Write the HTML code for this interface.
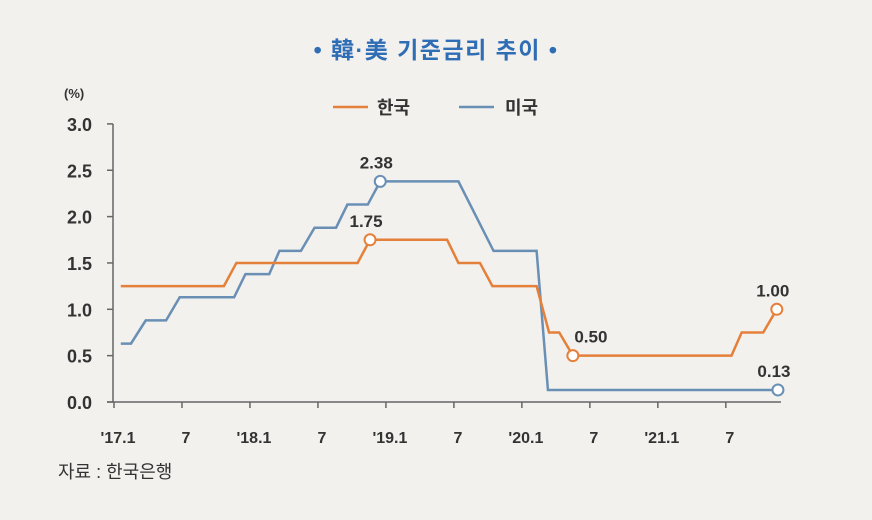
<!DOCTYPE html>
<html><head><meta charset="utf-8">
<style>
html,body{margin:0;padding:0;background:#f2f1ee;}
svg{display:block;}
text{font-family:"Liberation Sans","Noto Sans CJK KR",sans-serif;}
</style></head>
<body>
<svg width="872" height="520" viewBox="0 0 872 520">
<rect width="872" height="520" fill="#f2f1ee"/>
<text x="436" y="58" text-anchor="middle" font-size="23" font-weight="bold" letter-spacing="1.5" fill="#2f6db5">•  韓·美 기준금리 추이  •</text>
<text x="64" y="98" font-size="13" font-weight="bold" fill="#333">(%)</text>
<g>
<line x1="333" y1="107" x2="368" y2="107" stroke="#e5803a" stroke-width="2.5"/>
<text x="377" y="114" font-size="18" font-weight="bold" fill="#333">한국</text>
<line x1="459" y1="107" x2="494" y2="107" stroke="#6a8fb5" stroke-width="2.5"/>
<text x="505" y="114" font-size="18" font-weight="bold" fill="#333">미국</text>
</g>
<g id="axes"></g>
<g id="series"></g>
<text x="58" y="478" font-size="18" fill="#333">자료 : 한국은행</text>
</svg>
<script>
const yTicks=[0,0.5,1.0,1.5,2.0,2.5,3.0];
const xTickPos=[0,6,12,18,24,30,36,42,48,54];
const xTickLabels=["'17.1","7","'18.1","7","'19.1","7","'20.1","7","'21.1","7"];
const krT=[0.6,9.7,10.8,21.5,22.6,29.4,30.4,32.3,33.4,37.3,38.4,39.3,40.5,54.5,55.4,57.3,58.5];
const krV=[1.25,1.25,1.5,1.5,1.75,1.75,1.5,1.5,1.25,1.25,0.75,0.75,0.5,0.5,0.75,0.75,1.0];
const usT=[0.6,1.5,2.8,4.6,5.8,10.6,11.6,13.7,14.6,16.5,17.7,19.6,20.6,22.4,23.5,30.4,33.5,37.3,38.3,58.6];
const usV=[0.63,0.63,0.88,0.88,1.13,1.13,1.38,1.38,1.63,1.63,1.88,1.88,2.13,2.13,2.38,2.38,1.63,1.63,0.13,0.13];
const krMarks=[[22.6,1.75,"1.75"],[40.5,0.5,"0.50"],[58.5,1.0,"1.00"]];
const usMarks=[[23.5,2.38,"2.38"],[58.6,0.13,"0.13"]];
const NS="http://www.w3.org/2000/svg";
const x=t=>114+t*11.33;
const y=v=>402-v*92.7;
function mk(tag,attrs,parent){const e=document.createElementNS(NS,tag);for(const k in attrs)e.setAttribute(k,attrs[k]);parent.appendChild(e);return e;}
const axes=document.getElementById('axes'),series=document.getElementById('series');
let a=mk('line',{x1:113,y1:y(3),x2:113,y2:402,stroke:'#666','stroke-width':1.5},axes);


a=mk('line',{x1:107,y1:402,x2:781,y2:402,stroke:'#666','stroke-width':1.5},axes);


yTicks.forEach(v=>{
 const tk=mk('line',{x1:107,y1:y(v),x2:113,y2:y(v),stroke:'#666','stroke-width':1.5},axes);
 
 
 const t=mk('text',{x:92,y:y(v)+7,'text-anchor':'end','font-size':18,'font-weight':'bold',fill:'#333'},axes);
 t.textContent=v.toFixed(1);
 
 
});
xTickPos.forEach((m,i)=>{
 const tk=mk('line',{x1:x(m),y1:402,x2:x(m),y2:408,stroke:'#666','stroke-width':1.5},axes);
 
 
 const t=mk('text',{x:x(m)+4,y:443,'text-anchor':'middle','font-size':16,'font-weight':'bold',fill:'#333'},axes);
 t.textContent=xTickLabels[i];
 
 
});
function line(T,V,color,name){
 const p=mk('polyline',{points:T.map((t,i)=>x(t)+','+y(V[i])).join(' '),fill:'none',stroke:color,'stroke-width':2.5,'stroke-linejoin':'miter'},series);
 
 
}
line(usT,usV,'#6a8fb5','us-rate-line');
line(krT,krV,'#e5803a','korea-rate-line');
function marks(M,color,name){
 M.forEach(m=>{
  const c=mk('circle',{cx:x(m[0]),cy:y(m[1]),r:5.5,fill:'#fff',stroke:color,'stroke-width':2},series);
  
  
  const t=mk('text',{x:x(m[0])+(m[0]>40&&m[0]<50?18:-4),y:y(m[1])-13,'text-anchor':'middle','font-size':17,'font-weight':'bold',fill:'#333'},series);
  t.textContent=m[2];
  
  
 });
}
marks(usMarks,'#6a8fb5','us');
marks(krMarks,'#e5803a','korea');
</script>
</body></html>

++++++++

**YOUR INSTRUCTIONS:**
All of the material above should be reproduced exactly, except the pictures.

**WORKED SOLUTION:**
Write the HTML code for this interface.
<!DOCTYPE html>
<html><head><meta charset="utf-8">
<style>
html,body{margin:0;padding:0;background:#f2f1ee;}
svg{display:block;}
text{font-family:"Liberation Sans","Noto Sans CJK KR",sans-serif;}
</style></head>
<body>
<svg width="872" height="520" viewBox="0 0 872 520">
<rect width="872" height="520" fill="#f2f1ee"/>
<text x="436" y="58" text-anchor="middle" font-size="23" font-weight="bold" letter-spacing="1.5" fill="#2f6db5">•  韓·美 기준금리 추이  •</text>
<text x="64" y="98" font-size="13" font-weight="bold" fill="#333">(%)</text>
<g>
<line x1="333" y1="107" x2="368" y2="107" stroke="#e5803a" stroke-width="2.5"/>
<text x="377" y="114" font-size="18" font-weight="bold" fill="#333">한국</text>
<line x1="459" y1="107" x2="494" y2="107" stroke="#6a8fb5" stroke-width="2.5"/>
<text x="505" y="114" font-size="18" font-weight="bold" fill="#333">미국</text>
</g>
<g id="axes"></g>
<g id="series"></g>
<text x="58" y="478" font-size="18" fill="#333">자료 : 한국은행</text>
</svg>
<script>
const yTicks=[0,0.5,1.0,1.5,2.0,2.5,3.0];
const xTickPos=[0,6,12,18,24,30,36,42,48,54];
const xTickLabels=["'17.1","7","'18.1","7","'19.1","7","'20.1","7","'21.1","7"];
const krT=[0.6,9.7,10.8,21.5,22.6,29.4,30.4,32.3,33.4,37.3,38.4,39.3,40.5,54.5,55.4,57.3,58.5];
const krV=[1.25,1.25,1.5,1.5,1.75,1.75,1.5,1.5,1.25,1.25,0.75,0.75,0.5,0.5,0.75,0.75,1.0];
const usT=[0.6,1.5,2.8,4.6,5.8,10.6,11.6,13.7,14.6,16.5,17.7,19.6,20.6,22.4,23.5,30.4,33.5,37.3,38.3,58.6];
const usV=[0.63,0.63,0.88,0.88,1.13,1.13,1.38,1.38,1.63,1.63,1.88,1.88,2.13,2.13,2.38,2.38,1.63,1.63,0.13,0.13];
const krMarks=[[22.6,1.75,"1.75"],[40.5,0.5,"0.50"],[58.5,1.0,"1.00"]];
const usMarks=[[23.5,2.38,"2.38"],[58.6,0.13,"0.13"]];
const NS="http://www.w3.org/2000/svg";
const x=t=>114+t*11.33;
const y=v=>402-v*92.7;
function mk(tag,attrs,parent){const e=document.createElementNS(NS,tag);for(const k in attrs)e.setAttribute(k,attrs[k]);parent.appendChild(e);return e;}
const axes=document.getElementById('axes'),series=document.getElementById('series');
let a=mk('line',{x1:113,y1:y(3),x2:113,y2:402,stroke:'#666','stroke-width':1.5},axes);


a=mk('line',{x1:107,y1:402,x2:781,y2:402,stroke:'#666','stroke-width':1.5},axes);


yTicks.forEach(v=>{
 const tk=mk('line',{x1:107,y1:y(v),x2:113,y2:y(v),stroke:'#666','stroke-width':1.5},axes);
 
 
 const t=mk('text',{x:92,y:y(v)+7,'text-anchor':'end','font-size':18,'font-weight':'bold',fill:'#333'},axes);
 t.textContent=v.toFixed(1);
 
 
});
xTickPos.forEach((m,i)=>{
 const tk=mk('line',{x1:x(m),y1:402,x2:x(m),y2:408,stroke:'#666','stroke-width':1.5},axes);
 
 
 const t=mk('text',{x:x(m)+4,y:443,'text-anchor':'middle','font-size':16,'font-weight':'bold',fill:'#333'},axes);
 t.textContent=xTickLabels[i];
 
 
});
function line(T,V,color,name){
 const p=mk('polyline',{points:T.map((t,i)=>x(t)+','+y(V[i])).join(' '),fill:'none',stroke:color,'stroke-width':2.5,'stroke-linejoin':'miter'},series);
 
 
}
line(usT,usV,'#6a8fb5','us-rate-line');
line(krT,krV,'#e5803a','korea-rate-line');
function marks(M,color,name){
 M.forEach(m=>{
  const c=mk('circle',{cx:x(m[0]),cy:y(m[1]),r:5.5,fill:'#fff',stroke:color,'stroke-width':2},series);
  
  
  const t=mk('text',{x:x(m[0])+(m[0]>40&&m[0]<50?18:-4),y:y(m[1])-13,'text-anchor':'middle','font-size':17,'font-weight':'bold',fill:'#333'},series);
  t.textContent=m[2];
  
  
 });
}
marks(usMarks,'#6a8fb5','us');
marks(krMarks,'#e5803a','korea');
</script>
</body></html>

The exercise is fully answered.